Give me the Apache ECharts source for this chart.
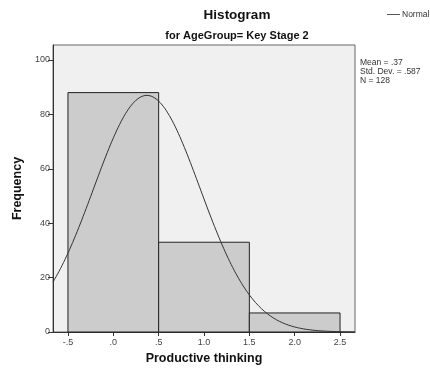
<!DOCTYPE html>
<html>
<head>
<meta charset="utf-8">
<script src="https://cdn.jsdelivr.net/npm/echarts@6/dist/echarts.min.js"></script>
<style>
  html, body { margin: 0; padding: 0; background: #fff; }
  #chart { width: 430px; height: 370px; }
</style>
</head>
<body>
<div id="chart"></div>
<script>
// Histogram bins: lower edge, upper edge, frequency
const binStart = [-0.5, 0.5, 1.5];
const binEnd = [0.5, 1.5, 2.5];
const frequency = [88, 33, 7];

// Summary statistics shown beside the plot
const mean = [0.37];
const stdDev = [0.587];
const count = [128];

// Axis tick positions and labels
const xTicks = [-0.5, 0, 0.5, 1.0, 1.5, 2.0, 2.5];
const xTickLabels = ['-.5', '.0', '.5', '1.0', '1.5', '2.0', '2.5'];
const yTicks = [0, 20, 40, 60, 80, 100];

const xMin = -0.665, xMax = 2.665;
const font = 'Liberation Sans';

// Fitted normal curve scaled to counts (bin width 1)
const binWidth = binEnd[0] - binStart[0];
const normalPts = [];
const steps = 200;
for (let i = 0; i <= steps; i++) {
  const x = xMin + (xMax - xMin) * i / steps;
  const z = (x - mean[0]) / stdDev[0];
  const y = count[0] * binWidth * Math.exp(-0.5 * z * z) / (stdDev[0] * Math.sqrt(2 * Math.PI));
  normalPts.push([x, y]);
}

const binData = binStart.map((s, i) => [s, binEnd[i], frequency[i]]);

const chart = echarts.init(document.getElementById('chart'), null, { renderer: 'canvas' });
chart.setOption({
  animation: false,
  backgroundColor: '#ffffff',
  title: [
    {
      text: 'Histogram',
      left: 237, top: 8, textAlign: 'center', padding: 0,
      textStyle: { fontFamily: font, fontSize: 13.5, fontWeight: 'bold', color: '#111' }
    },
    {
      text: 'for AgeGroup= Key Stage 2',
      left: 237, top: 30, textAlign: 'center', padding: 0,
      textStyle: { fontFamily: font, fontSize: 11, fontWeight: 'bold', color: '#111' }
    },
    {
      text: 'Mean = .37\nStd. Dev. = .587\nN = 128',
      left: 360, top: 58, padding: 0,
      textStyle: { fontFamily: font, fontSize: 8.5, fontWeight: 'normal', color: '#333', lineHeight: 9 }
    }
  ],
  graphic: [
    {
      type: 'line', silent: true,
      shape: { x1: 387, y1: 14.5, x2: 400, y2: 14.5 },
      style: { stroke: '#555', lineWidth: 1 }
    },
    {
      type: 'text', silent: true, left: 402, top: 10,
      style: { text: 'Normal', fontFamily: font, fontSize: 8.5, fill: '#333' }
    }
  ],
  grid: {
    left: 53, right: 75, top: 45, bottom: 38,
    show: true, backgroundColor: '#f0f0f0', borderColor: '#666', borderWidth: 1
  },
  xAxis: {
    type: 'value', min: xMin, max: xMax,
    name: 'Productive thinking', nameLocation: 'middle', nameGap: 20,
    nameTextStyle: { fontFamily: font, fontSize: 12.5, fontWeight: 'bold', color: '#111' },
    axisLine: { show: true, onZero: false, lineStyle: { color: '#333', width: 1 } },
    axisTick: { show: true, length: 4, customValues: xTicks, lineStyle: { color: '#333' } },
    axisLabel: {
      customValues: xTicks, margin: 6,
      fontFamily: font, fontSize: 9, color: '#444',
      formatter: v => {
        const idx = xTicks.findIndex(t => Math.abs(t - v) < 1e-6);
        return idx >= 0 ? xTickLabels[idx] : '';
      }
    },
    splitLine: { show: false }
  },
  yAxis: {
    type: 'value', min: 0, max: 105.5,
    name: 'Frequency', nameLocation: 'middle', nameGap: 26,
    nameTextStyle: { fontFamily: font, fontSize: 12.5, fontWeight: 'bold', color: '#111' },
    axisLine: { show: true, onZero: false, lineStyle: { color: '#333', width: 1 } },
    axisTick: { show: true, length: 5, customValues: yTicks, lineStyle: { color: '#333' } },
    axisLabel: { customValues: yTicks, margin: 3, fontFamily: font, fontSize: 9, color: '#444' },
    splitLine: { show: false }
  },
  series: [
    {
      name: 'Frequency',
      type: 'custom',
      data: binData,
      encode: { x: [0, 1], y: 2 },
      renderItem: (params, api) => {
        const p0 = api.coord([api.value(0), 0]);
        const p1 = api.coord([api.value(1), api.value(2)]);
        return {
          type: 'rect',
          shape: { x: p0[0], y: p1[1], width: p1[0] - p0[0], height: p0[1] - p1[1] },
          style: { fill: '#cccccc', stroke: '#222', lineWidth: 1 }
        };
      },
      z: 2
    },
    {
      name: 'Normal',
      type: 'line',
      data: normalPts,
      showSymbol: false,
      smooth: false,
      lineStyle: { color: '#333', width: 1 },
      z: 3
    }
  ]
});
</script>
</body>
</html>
+-------+
__Problem statement__. Omit the pictures, then repeat exactly each line from the beginning of the listing through the line with "const font = 'Liberation Sans';".

__Exercise output__.
Give me the Apache ECharts source for this chart.
<!DOCTYPE html>
<html>
<head>
<meta charset="utf-8">
<script src="https://cdn.jsdelivr.net/npm/echarts@6/dist/echarts.min.js"></script>
<style>
  html, body { margin: 0; padding: 0; background: #fff; }
  #chart { width: 430px; height: 370px; }
</style>
</head>
<body>
<div id="chart"></div>
<script>
// Histogram bins: lower edge, upper edge, frequency
const binStart = [-0.5, 0.5, 1.5];
const binEnd = [0.5, 1.5, 2.5];
const frequency = [88, 33, 7];

// Summary statistics shown beside the plot
const mean = [0.37];
const stdDev = [0.587];
const count = [128];

// Axis tick positions and labels
const xTicks = [-0.5, 0, 0.5, 1.0, 1.5, 2.0, 2.5];
const xTickLabels = ['-.5', '.0', '.5', '1.0', '1.5', '2.0', '2.5'];
const yTicks = [0, 20, 40, 60, 80, 100];

const xMin = -0.665, xMax = 2.665;
const font = 'Liberation Sans';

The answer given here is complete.